Below are some records. Pull every line that contains the word "LaTeX".

--- Start Given records ---

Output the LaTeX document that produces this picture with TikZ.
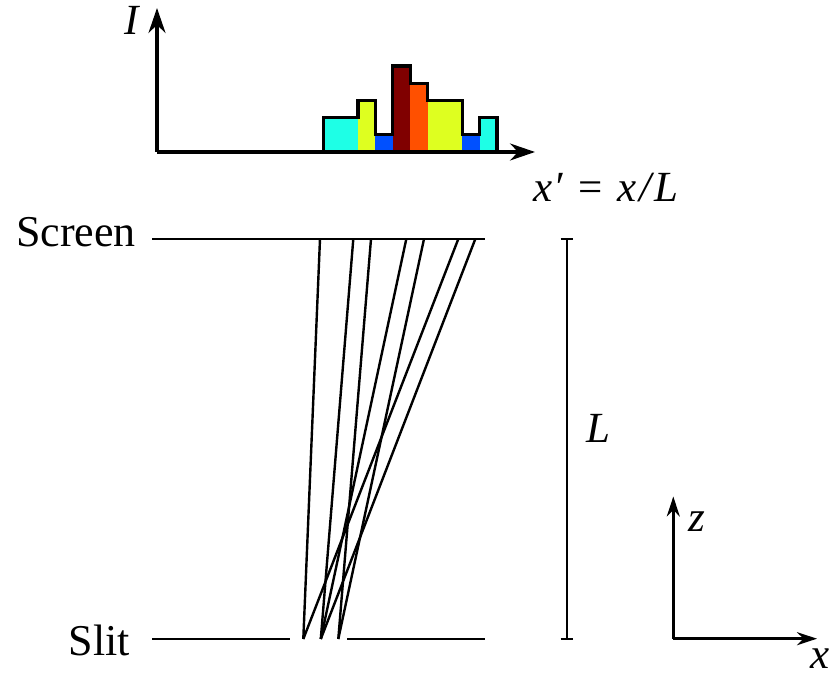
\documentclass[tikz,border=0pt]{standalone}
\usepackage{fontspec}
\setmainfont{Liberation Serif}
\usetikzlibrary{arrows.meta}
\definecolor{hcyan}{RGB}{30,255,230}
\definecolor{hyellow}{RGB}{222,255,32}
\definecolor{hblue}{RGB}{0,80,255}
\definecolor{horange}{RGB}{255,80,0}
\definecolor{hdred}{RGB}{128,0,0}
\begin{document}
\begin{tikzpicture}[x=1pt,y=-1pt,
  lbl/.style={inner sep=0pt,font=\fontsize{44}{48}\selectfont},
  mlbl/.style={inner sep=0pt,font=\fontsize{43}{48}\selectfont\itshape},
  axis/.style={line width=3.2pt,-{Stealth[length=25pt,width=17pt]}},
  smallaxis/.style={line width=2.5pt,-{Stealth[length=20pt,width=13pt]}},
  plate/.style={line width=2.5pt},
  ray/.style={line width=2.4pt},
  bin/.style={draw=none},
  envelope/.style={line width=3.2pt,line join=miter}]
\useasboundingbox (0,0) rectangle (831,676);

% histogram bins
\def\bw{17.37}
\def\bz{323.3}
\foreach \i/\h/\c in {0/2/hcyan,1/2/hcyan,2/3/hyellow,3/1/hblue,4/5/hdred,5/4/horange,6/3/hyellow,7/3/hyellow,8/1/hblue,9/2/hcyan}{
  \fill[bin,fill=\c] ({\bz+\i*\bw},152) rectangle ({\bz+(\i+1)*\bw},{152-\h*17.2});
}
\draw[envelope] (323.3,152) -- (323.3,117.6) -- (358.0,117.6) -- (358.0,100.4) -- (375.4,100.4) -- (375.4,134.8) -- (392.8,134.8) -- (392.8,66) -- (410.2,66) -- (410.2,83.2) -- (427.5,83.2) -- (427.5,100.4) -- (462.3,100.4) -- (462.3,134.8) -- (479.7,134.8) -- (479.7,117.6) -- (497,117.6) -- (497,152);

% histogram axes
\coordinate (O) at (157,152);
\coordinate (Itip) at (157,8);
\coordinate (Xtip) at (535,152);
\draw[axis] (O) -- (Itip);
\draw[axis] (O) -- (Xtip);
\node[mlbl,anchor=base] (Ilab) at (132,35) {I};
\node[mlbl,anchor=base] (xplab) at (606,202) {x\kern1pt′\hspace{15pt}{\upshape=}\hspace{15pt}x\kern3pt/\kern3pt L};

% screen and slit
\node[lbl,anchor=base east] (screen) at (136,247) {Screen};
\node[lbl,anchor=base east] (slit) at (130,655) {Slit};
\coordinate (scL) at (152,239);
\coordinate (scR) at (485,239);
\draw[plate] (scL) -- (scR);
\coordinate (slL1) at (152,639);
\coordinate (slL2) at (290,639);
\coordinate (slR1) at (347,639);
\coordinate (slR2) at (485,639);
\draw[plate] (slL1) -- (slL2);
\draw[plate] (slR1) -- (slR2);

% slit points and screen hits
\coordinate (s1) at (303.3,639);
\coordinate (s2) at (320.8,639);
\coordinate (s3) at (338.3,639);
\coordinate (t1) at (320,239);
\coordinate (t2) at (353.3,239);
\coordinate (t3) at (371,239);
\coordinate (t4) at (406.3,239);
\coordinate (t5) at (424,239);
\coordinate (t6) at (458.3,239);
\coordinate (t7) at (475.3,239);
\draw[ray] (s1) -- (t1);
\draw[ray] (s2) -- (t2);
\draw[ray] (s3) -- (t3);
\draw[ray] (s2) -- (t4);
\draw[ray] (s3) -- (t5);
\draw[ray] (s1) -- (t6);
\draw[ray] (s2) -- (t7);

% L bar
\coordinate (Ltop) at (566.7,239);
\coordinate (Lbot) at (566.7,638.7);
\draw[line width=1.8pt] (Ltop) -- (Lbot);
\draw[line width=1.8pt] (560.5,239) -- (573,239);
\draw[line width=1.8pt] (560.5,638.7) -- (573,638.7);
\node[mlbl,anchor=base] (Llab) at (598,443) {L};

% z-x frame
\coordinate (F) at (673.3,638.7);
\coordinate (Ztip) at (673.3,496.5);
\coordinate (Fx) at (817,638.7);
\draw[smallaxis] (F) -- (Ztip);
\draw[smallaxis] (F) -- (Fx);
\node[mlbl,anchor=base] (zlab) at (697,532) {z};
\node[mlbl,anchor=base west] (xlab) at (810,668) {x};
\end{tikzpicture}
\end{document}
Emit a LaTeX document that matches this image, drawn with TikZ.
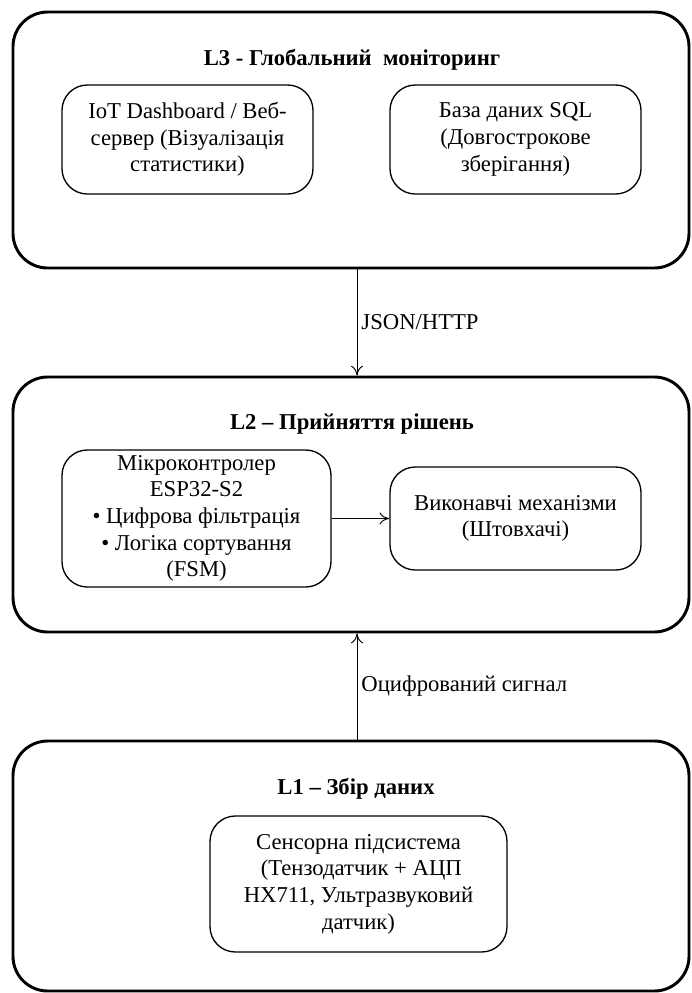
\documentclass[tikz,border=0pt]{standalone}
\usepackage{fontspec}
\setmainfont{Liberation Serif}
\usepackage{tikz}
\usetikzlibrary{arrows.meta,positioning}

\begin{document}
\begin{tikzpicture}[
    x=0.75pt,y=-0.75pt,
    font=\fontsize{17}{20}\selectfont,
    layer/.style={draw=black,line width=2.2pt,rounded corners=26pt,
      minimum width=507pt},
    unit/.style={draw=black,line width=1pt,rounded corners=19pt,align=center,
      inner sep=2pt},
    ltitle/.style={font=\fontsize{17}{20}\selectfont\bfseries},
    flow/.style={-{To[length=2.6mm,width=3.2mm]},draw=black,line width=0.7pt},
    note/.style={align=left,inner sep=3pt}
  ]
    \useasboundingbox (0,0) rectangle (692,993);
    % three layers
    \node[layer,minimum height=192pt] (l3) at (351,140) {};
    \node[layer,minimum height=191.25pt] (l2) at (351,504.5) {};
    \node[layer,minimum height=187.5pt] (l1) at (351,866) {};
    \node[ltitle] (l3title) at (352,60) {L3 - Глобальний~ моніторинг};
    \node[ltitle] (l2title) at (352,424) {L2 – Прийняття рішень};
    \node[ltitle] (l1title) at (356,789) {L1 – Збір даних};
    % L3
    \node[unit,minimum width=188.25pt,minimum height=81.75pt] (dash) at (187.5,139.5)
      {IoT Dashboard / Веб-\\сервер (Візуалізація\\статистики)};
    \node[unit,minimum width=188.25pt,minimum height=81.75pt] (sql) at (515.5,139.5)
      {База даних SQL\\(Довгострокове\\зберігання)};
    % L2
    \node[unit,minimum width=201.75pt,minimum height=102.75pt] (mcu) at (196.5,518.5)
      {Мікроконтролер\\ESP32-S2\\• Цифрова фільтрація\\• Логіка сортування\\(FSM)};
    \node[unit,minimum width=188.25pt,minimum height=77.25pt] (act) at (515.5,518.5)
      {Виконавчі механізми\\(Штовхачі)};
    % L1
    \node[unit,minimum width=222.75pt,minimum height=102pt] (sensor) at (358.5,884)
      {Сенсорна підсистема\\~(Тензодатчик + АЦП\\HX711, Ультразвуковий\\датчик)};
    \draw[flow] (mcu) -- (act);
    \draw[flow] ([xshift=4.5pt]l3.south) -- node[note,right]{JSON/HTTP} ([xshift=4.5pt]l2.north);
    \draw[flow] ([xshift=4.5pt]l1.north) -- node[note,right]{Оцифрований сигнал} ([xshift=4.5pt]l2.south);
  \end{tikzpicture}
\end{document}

--- End Given records ---

Completed task »
Output the LaTeX document that produces this picture with TikZ.
Emit a LaTeX document that matches this image, drawn with TikZ.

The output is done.